* **What this task involves**
Lines containing the string "picture" are to be counted; report the number and nothing more.
****************************************
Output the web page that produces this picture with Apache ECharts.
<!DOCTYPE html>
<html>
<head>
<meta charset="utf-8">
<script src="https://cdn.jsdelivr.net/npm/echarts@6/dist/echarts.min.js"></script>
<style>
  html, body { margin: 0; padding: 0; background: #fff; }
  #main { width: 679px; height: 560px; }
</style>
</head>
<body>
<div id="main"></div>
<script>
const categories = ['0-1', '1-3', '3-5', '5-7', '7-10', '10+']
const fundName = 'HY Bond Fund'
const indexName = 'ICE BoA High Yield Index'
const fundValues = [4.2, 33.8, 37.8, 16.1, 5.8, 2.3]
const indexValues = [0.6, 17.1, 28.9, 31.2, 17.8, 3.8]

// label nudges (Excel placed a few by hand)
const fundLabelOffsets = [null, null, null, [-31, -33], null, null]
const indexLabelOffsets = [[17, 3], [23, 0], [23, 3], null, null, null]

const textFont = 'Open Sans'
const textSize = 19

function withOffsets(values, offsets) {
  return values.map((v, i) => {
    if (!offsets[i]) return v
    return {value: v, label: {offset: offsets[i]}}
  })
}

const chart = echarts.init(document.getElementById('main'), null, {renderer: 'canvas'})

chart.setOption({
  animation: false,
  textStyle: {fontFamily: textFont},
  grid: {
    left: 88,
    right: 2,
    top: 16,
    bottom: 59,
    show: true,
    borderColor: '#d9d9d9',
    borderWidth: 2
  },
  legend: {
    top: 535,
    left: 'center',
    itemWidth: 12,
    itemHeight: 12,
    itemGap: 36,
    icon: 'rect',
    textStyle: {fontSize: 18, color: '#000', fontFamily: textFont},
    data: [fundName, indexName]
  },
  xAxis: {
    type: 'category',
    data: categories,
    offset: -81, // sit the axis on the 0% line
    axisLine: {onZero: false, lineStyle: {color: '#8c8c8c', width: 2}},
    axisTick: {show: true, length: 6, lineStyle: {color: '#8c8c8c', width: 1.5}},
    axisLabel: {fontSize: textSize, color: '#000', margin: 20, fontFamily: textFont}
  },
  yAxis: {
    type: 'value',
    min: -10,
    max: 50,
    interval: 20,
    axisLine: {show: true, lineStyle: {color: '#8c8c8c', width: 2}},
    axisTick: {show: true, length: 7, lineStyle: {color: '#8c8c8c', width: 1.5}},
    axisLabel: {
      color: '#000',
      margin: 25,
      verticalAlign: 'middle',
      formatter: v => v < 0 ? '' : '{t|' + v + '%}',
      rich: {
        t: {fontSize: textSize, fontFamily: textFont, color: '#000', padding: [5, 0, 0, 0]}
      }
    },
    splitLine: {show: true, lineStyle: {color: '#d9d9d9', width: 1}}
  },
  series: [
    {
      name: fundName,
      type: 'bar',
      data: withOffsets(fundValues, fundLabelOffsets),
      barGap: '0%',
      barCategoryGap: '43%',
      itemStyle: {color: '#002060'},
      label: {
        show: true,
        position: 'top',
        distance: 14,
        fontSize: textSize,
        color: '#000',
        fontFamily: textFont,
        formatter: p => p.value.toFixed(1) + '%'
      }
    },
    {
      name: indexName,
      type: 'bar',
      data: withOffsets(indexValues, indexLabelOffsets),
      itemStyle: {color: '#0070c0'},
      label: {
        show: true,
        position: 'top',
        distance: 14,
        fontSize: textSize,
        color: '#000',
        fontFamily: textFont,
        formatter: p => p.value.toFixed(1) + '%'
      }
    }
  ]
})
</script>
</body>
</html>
****************************************
* **Exercise answer**
1